[start DATASET EXTRACT]

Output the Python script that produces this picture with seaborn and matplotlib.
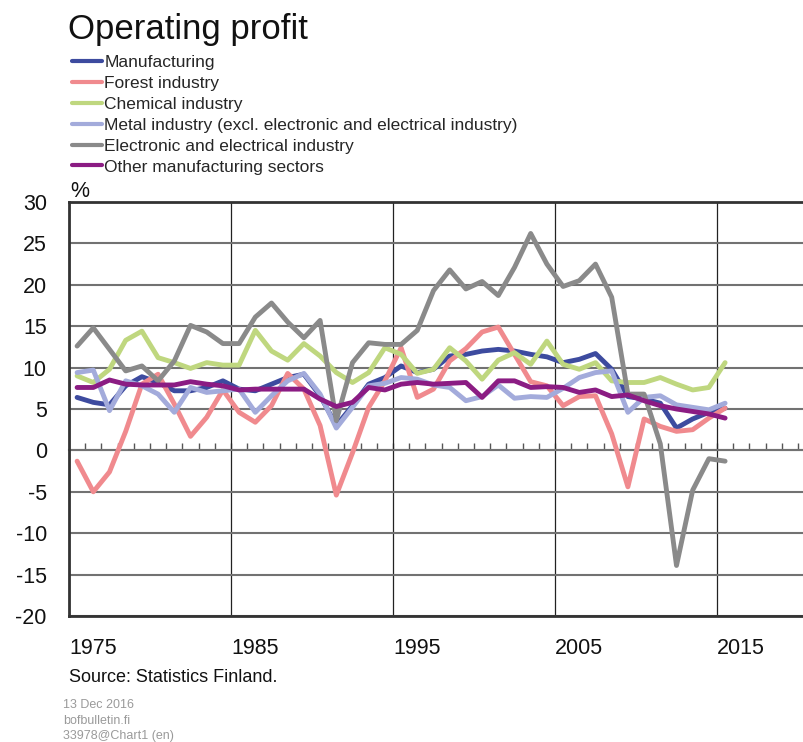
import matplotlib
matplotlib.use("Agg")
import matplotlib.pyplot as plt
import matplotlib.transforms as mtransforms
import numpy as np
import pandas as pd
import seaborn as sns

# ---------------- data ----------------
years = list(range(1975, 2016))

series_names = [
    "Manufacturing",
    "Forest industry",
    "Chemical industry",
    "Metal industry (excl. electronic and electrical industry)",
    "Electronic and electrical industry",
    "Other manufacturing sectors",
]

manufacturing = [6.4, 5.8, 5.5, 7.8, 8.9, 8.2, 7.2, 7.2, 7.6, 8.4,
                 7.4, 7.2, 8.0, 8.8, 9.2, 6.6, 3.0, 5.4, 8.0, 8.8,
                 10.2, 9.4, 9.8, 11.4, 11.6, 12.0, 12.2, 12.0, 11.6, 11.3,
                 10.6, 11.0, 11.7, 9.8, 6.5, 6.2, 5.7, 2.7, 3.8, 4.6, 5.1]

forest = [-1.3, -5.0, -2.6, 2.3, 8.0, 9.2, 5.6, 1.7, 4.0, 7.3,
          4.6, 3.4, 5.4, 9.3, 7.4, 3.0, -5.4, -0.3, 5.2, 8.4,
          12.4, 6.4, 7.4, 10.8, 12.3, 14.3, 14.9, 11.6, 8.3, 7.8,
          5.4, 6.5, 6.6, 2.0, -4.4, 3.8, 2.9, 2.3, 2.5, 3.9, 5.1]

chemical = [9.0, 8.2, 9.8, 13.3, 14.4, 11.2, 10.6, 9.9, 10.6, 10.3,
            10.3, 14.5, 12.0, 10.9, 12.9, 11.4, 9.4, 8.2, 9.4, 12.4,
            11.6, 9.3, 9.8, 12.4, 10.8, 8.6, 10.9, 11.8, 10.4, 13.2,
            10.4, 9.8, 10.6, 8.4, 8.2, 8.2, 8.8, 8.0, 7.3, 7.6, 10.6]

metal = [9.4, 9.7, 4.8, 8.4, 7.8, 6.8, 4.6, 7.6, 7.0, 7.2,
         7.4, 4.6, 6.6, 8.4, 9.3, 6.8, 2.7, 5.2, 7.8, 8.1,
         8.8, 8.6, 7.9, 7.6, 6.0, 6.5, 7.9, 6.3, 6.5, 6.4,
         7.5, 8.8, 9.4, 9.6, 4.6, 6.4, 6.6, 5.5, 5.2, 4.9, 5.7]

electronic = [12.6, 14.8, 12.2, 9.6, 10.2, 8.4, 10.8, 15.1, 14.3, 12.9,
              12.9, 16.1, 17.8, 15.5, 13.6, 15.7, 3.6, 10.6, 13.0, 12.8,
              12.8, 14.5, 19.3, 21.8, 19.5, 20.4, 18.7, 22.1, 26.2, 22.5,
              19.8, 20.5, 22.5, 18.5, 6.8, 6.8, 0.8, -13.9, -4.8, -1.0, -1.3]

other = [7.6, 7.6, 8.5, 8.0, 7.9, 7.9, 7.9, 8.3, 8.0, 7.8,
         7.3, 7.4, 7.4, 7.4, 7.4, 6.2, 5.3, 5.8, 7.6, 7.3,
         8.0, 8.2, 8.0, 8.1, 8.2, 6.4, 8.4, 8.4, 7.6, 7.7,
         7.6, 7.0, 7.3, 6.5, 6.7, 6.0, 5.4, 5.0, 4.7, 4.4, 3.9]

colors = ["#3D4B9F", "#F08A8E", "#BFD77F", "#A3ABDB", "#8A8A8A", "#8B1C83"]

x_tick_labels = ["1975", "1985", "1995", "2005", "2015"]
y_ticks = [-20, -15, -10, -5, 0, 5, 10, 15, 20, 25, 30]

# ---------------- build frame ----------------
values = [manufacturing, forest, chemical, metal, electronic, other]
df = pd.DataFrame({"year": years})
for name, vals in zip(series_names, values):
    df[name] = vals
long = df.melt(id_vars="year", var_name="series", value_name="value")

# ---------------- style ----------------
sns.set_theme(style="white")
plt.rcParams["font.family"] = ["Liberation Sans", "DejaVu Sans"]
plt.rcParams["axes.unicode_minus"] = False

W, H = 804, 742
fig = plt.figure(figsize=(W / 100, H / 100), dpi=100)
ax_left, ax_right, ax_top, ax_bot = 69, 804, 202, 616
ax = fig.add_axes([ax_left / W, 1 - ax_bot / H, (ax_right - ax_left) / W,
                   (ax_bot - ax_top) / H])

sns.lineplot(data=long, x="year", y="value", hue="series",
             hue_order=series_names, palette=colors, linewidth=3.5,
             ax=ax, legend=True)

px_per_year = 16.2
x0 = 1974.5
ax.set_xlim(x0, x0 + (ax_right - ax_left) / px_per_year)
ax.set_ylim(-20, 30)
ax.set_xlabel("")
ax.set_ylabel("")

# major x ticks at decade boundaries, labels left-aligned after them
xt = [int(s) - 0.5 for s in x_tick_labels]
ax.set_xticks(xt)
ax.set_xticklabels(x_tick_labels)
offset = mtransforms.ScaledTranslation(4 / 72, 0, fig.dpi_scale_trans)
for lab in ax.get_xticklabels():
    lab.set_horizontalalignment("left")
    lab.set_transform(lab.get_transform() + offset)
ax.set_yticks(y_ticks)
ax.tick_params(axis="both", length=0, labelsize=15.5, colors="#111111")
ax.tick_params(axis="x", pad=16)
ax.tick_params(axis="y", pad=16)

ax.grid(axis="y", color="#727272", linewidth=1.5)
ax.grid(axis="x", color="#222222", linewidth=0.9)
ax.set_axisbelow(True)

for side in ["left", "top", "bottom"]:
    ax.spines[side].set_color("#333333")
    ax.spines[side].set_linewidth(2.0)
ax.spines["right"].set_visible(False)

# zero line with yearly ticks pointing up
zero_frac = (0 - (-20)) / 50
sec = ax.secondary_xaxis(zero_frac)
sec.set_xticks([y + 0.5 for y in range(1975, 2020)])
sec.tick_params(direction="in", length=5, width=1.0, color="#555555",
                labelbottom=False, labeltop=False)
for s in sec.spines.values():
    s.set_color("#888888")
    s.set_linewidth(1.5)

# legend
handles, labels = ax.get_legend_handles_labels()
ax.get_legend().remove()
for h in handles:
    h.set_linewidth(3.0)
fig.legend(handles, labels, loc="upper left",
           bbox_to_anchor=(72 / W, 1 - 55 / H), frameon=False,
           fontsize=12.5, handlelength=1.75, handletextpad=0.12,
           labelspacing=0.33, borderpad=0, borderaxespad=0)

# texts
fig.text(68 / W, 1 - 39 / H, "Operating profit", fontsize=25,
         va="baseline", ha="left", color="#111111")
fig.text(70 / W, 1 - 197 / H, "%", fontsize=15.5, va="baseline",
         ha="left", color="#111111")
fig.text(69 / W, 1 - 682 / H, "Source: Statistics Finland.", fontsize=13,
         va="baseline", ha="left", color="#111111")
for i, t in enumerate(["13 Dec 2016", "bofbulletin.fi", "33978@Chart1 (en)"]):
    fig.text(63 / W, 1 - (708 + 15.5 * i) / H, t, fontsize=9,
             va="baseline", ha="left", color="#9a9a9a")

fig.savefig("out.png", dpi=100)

[end DATASET EXTRACT]

Report how many lines in the data include the word "seaborn", and give nothing but the count.

TASK ANSWER: 2